The Rolls-Royce (LSE: RR) share price currently rests at 128p, a 10% decrease from the 142p it sat at in early November. This is due to the rising investor fears of the emerging Omicron variant. However, the company’s FY21’s half-year results highlight a focus on financial restoration, evidenced by a large cash flow generation. This explains the 32% rise in share price in September alone.
A look at Rolls-Royce’s considerable increase in liquidity and research development suggests further potential for this stock. I am now encouraged to consider this past month’s price decrease as a buying opportunity. But with a trading update due December 9, how high can the Rolls-Royce share price go?
Operational risk
The company has been continuously challenged by the pandemic’s headwinds on operational construction and cut back on product demand. Rolls-Royce’s annual report for FY20 highlights the company’s struggles with the pandemic, reporting a decrease in underlying revenue from £16,875m to £11,824m across the year. This resulted from the negative impacts on airline demand from coronavirus restrictions.
The Omicron variant suggests further problems ahead. Yet such problems are market-wide, with the FTSE 100 index dropping 4% in late November. This explains the similar price drop in the Rolls-Royce share price. But a focus on its long-term development shows this company to be very well equipped to tackle this new coronavirus variant.
Managerial development
Extensive financial development is a promising feature for this aerospace company. Despite revenue losses, recent targeting of research and other revenue streams has met managerial aims for financial restoration.
A look at the half-year report shows underlying revenue to have only decreased from £5,410m in H1-2020 to £5,227m in H1-2021. Indeed, the company has significantly dropped the revenue decrease suffered during 2019-20. Rolls-Royce has also shifted its focus onto more stable and prospective areas. For example, an increase of £43m in research and development costs suggests the company is adjusting aims toward future expanse. A 4% rise in Defence revenue highlights the ongoing restructuring designed to counteract the impacts of the virus on the aerospace market.

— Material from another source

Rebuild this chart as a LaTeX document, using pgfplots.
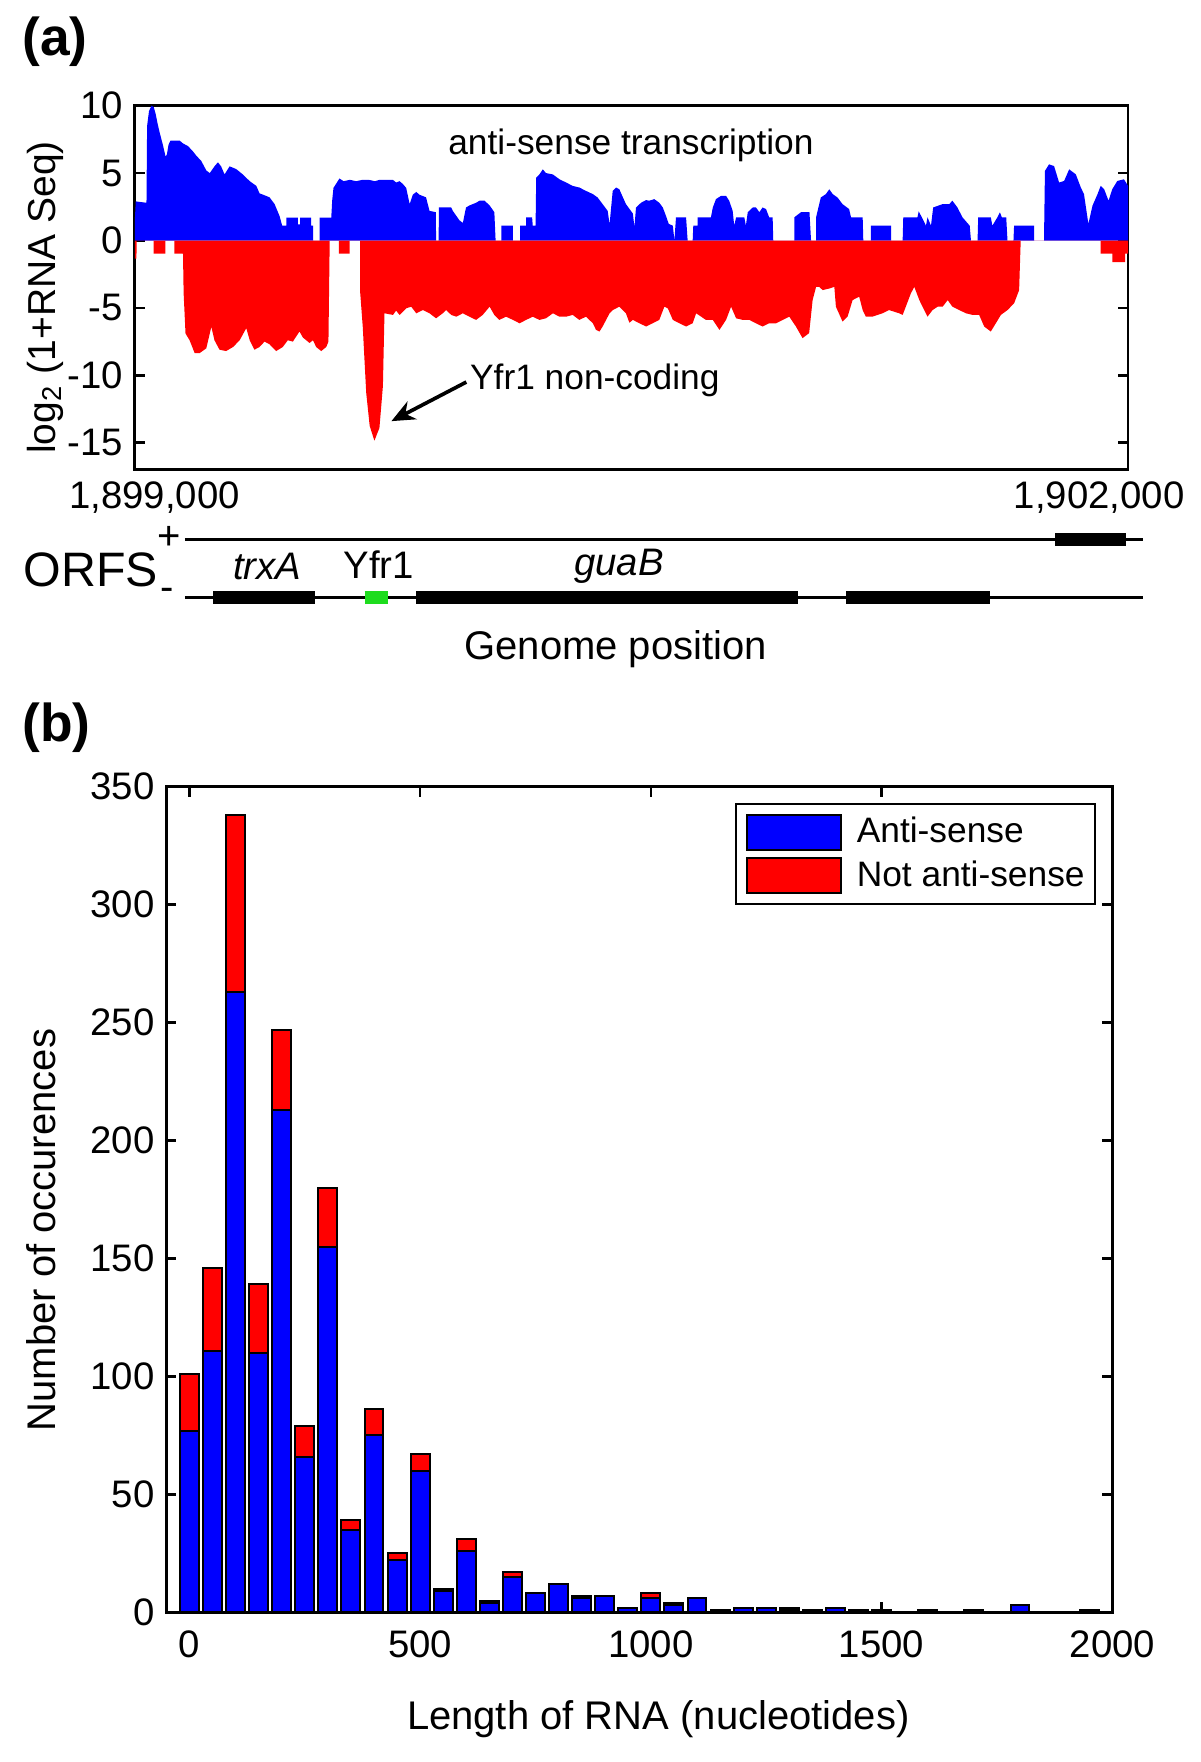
\documentclass[border=0pt]{standalone}
\usepackage{fontspec}
\setmainfont{Liberation Sans}
\usepackage{pgfplots}
\usepackage{pgfplotstable}
\pgfplotsset{compat=1.18}
\usetikzlibrary{arrows.meta}

\pgfplotstableread{
x a n
0 77 24
50 111 35
100 263 75
150 110 29
200 213 34
250 66 13
300 155 25
350 35 4
400 75 11
450 22 3
500 60 7
550 9 1
600 26 5
650 4 1
700 15 2
750 8 0
800 12 0
850 6 1
900 7 0
950 2 0
1000 6 2
1050 3 1
1100 6 0
1150 1 0
1200 2 0
1250 2 0
1300 1 1
1350 1 0
1400 2 0
1450 1 0
1500 1 0
1600 1 0
1700 1 0
1800 3 0
1950 1 0
}\lengthdata

\definecolor{yfrgreen}{RGB}{30,220,30}

\begin{document}
\begin{tikzpicture}
\path (0pt,0pt) rectangle (360pt,-528.6pt);

\node[font=\fontsize{16}{18}\selectfont\bfseries] at (16.5pt,-12.5pt) {(a)};
\node[font=\fontsize{16}{18}\selectfont\bfseries] at (16.9pt,-218.4pt) {(b)};

% ---------------- panel (a)
\begin{axis}[
  at={(40.45pt,-140.9pt)}, anchor=south west,
  scale only axis, width=297.97pt, height=109.2pt,
  xmin=-63, xmax=3092, ymin=-17, ymax=10,
  xtick={0,3000}, xticklabels={{1,899,000},{1,902,000}},
  xtick style={draw=none},
  ytick={-15,-10,-5,0,5,10},
  tick align=inside, major tick length=3pt,
  minor tick num=0,
  axis line style={line width=0.8pt},
  every tick/.style={black, line width=0.8pt},
  /pgf/number format/assume math mode=true,
  ticklabel style={font=\fontsize{11.5}{13}\selectfont},
  ylabel={log\textsubscript{2} (1+RNA Seq)},
  ylabel style={at={(axis description cs:-0.0905,0.473)}, anchor=center, font=\fontsize{11.7}{14}\selectfont},
  clip=true,
]
\addplot[fill=blue, draw=none] table[x=u,y=v] {
u v
-63 1.5
-60 2.9
-26 2.8
-24 8.5
-18 9.6
-10 10.0
-3 9.9
3 9.4
10 8.6
16 8.0
26 7.1
35 6.2
39 6.4
44 7.1
50 7.4
80 7.4
90 7.2
106 7.0
122 6.6
132 6.3
148 5.9
164 5.2
175 5.0
190 5.5
201 5.8
211 5.5
222 4.9
238 5.5
259 5.3
280 4.9
302 4.4
323 4.05
333 3.5
344 3.4
355 3.3
365 3.2
381 2.7
397 1.8
405 1.1
418 1.1
418 1.7
455 1.7
455 1.2
462 1.2
462 1.7
497 1.7
497 1.1
503 1.1
503 0
524 0
524 1.7
561 1.7
564 3.0
568 3.9
587 4.6
600 4.4
620 4.5
640 4.4
660 4.5
680 4.5
700 4.4
714 4.5
730 4.5
757 4.5
767 4.3
778 4.4
788 4.2
799 3.9
810 2.7
820 3.4
831 3.6
841 3.4
862 3.2
873 2.2
893 2.1
894 0
902 0
903 2.45
942 2.45
947 2.2
968 1.5
979 1.3
989 2.45
1000 2.6
1021 2.8
1032 2.95
1048 2.95
1064 2.6
1079 2.1
1083 0
1101 0
1101 1.1
1138 1.1
1138 0
1161 0
1161 1.1
1180 1.1
1180 1.72
1199 1.72
1201 1.1
1210 1.1
1212 4.66
1222 4.9
1233 5.28
1243 5.0
1265 4.9
1286 4.54
1307 4.3
1328 4.05
1349 3.93
1370 3.68
1392 3.44
1407 3.19
1423 2.7
1439 2.2
1445 1.2
1455 3.68
1466 3.93
1476 3.8
1497 2.7
1519 2.0
1524 1.0
1529 2.45
1545 2.8
1561 3.0
1571 2.95
1587 3.07
1603 2.8
1614 2.45
1624 1.84
1633 1.23
1646 1.1
1651 0
1656 1.72
1688 1.72
1693 0
1709 0
1711 1.1
1725 1.1
1725 1.72
1767 1.72
1773 2.45
1783 3.07
1799 3.31
1815 3.31
1825 2.95
1836 2.2
1841 1.1
1847 1.72
1873 1.72
1878 1.1
1884 2.1
1900 2.45
1910 2.45
1921 2.1
1931 2.45
1942 2.33
1952 1.72
1963 1.72
1965 0
2032 0
2032 1.72
2053 2.1
2080 2.1
2085 0
2101 0
2101 1.72
2116 3.19
2132 3.44
2143 3.8
2154 3.44
2169 3.19
2185 2.70
2206 2.33
2212 1.72
2249 1.72
2251 0
2275 0
2275 1.1
2339 1.1
2339 0
2376 0
2378 1.72
2423 1.72
2427 2.16
2437 1.72
2450 1.1
2455 1.72
2466 1.1
2473 2.45
2503 2.7
2524 2.7
2534 2.95
2550 2.45
2566 1.72
2589 1.1
2593 0
2614 0
2616 1.72
2656 1.72
2661 1.1
2677 1.72
2685 2.09
2691 1.72
2705 1.72
2709 0
2728 0
2730 1.1
2794 1.1
2794 0
2825 0
2828 5.16
2841 5.65
2857 5.52
2873 4.3
2889 4.42
2905 5.28
2926 4.91
2942 3.93
2952 3.44
2966 1.23
2979 2.58
2995 3.44
3005 4.05
3016 3.81
3030 2.95
3042 3.81
3058 4.42
3079 4.54
3092 4.05
} \closedcycle;
\addplot[fill=red, draw=none] table[x=u,y=v] {
u v
-63 -1.35
-58 -1.35
-57 0
-3 0
-3 -0.98
34 -0.98
34 0
63 0
63 -0.98
90 -0.98
92 -3.9
98 -6.9
111 -7.4
127 -8.35
143 -8.35
164 -8.0
180 -6.4
190 -7.4
206 -8.1
227 -8.2
249 -7.9
270 -7.4
291 -6.5
302 -7.4
317 -8.1
333 -7.9
349 -7.5
365 -7.7
386 -8.2
407 -7.9
423 -7.4
439 -7.5
460 -6.75
471 -7.2
492 -7.6
503 -7.4
513 -7.9
529 -8.2
545 -7.9
552 -7.5
556 0
585 0
585 -0.98
619 -0.98
619 0
653 0
653 -3.9
661 -6.4
672 -11.3
683 -13.75
698 -14.85
714 -13.9
725 -10.8
730 -5.4
757 -5.52
767 -5.2
778 -5.52
799 -5.03
815 -4.91
831 -5.4
852 -5.16
873 -5.4
894 -5.77
915 -5.4
926 -5.16
942 -5.52
958 -5.65
979 -5.4
1000 -5.65
1021 -5.89
1042 -5.52
1064 -4.91
1079 -5.52
1095 -5.89
1116 -5.65
1138 -5.89
1159 -6.14
1180 -5.89
1201 -5.65
1222 -5.89
1243 -5.77
1265 -5.4
1286 -5.65
1307 -5.65
1328 -5.52
1349 -5.89
1370 -5.65
1392 -6.14
1402 -6.63
1413 -6.75
1423 -6.38
1445 -5.4
1455 -5.16
1476 -4.91
1497 -5.4
1508 -6.1
1519 -5.89
1540 -6.14
1561 -6.38
1582 -6.14
1603 -5.89
1619 -4.91
1630 -5.03
1646 -5.89
1667 -6.14
1688 -6.38
1709 -6.14
1720 -5.4
1736 -5.65
1751 -5.89
1773 -5.89
1794 -6.63
1815 -5.89
1831 -4.91
1847 -5.77
1868 -5.89
1889 -5.89
1910 -6.14
1931 -6.38
1952 -6.14
1974 -6.14
1995 -5.89
2016 -5.65
2037 -6.38
2058 -7.24
2079 -6.87
2090 -4.42
2101 -3.44
2111 -3.44
2122 -3.68
2143 -3.56
2159 -3.44
2164 -4.91
2185 -6.01
2201 -5.65
2217 -4.42
2238 -4.17
2249 -5.16
2259 -5.65
2280 -5.65
2312 -5.4
2333 -5.16
2365 -5.4
2376 -5.52
2386 -4.91
2402 -3.93
2413 -3.44
2429 -4.42
2439 -4.91
2455 -5.65
2471 -5.16
2487 -4.91
2503 -4.91
2519 -4.42
2534 -4.91
2556 -5.16
2577 -5.40
2598 -5.52
2619 -5.52
2635 -6.38
2656 -6.75
2672 -6.14
2688 -5.52
2709 -5.16
2730 -4.66
2746 -3.68
2751 0
3005 0
3005 -0.98
3042 -0.98
3042 -1.60
3083 -1.60
3083 -0.98
3092 -0.98
} \closedcycle;
\node[font=\fontsize{10.6}{12}\selectfont] at (axis cs:1513,7.05) {anti-sense transcription};
\node[font=\fontsize{10.6}{12}\selectfont, anchor=west, inner sep=0pt] at (axis cs:1000,-10.4) {Yfr1 non-coding};
\draw[-{Stealth[length=7pt,width=6pt]}, line width=1.1pt] (axis cs:990,-10.5) -- (axis cs:752,-13.4);
\end{axis}

% ---------------- ORF track
\begin{axis}[
  at={(40.45pt,-200pt)}, anchor=south west,
  scale only axis, width=297.97pt, height=60pt,
  xmin=-63, xmax=3092, ymin=-200, ymax=-140,
  hide axis, clip=false,
]
\addplot[black, line width=0.85pt] coordinates {(96,-161.8) (3139,-161.8)};
\addplot[black, line width=0.85pt] coordinates {(96,-179.3) (3139,-179.3)};
\addplot[black, line width=3.8pt] coordinates {(2861,-161.8) (3086,-161.8)};
\addplot[black, line width=3.8pt] coordinates {(186,-179.3) (510,-179.3)};
\addplot[yfrgreen, line width=3.8pt] coordinates {(667,-179.3) (742,-179.3)};
\addplot[black, line width=3.8pt] coordinates {(831,-179.3) (2044,-179.3)};
\addplot[black, line width=3.8pt] coordinates {(2197,-179.3) (2654,-179.3)};
\end{axis}
\node[font=\fontsize{14.5}{17}\selectfont] at (27.2pt,-170.9pt) {ORFS};
\node[font=\fontsize{12}{14}\selectfont] at (50.8pt,-161.5pt) {+};
\node[font=\fontsize{12}{14}\selectfont] at (50.0pt,-178.4pt) {-};
\node[font=\fontsize{11.5}{13}\selectfont\itshape] at (80.2pt,-169.9pt) {trxA};
\node[font=\fontsize{11.5}{13}\selectfont] at (113.6pt,-169.5pt) {Yfr1};
\node[font=\fontsize{11.5}{13}\selectfont\itshape] at (185.7pt,-169.9pt) {guaB};
\node[font=\fontsize{12}{14}\selectfont] at (184.7pt,-194.8pt) {Genome position};

% ---------------- panel (b)
\begin{axis}[
  at={(49.9pt,-483.7pt)}, anchor=south west,
  scale only axis, width=283.8pt, height=247.7pt,
  xmin=-50, xmax=2000, ymin=0, ymax=350,
  xtick={0,500,1000,1500,2000},
  ytick={0,50,100,150,200,250,300,350},
  tick align=inside, major tick length=3pt,
  minor tick num=0,
  axis line style={line width=0.8pt},
  every tick/.style={black, line width=0.8pt},
  /pgf/number format/assume math mode=true,
  /pgf/number format/set thousands separator={},
  ticklabel style={font=\fontsize{11.5}{13}\selectfont},
  xticklabel style={yshift=-2pt},
  ybar stacked, bar width=41,
  xlabel={Length of RNA (nucleotides)},
  ylabel={Number of occurences},
  xlabel style={at={(axis description cs:0.52,-0.129)}, anchor=center, font=\fontsize{12}{14}\selectfont},
  ylabel style={at={(axis description cs:-0.132,0.463)}, anchor=center, font=\fontsize{12}{14}\selectfont},
  legend style={at={(1,1)}, anchor=north east, xshift=-5pt, yshift=-5pt,
    draw=black, line width=0.6pt, font=\fontsize{10.6}{12}\selectfont,
    inner xsep=3pt, inner ysep=2.8pt, row sep=2pt, column sep=4.4pt,
    nodes={inner sep=0pt}, cells={anchor=west}},
  legend image code/.code={\draw[#1, line width=0.6pt] (0pt,-5.25pt) rectangle (28.3pt,5.25pt);},
]
\addplot[fill=blue, draw=black, line width=0.6pt] table[x=x,y=a] {\lengthdata};
\addplot[fill=red, draw=black, line width=0.6pt] table[x=x,y=n] {\lengthdata};
\legend{Anti-sense, Not anti-sense}
\end{axis}
\end{tikzpicture}
\end{document}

Would I buy Rolls-Royce shares?
A commitment to operational reduction and equity increase has certainly contributed to the value of Rolls-Royce stock. As seen in the half-year report, an 8,000 (of a target 9,000) role reduction has been achieved. This has contributed to the £0.9bn decrease in net debt. Additionally, the £1.7bn increase in free cash outflow has placed the company’s overall liquidity in a strong position. Rolls-Royce’s price-to-earnings ratio is now around 15. This suggests the company may be undervalued, particularly if profits continue to recover.
Rolls-Royce’s revenue and operation has suffered throughout the past year. However, the success of recent financial management has established a concise direction out of this prolonged pandemic. This leads me to have high hopes for the trading update due December 9. Overall, I consider this past month’s dip in share price a great buying opportunity for my investment portfolio.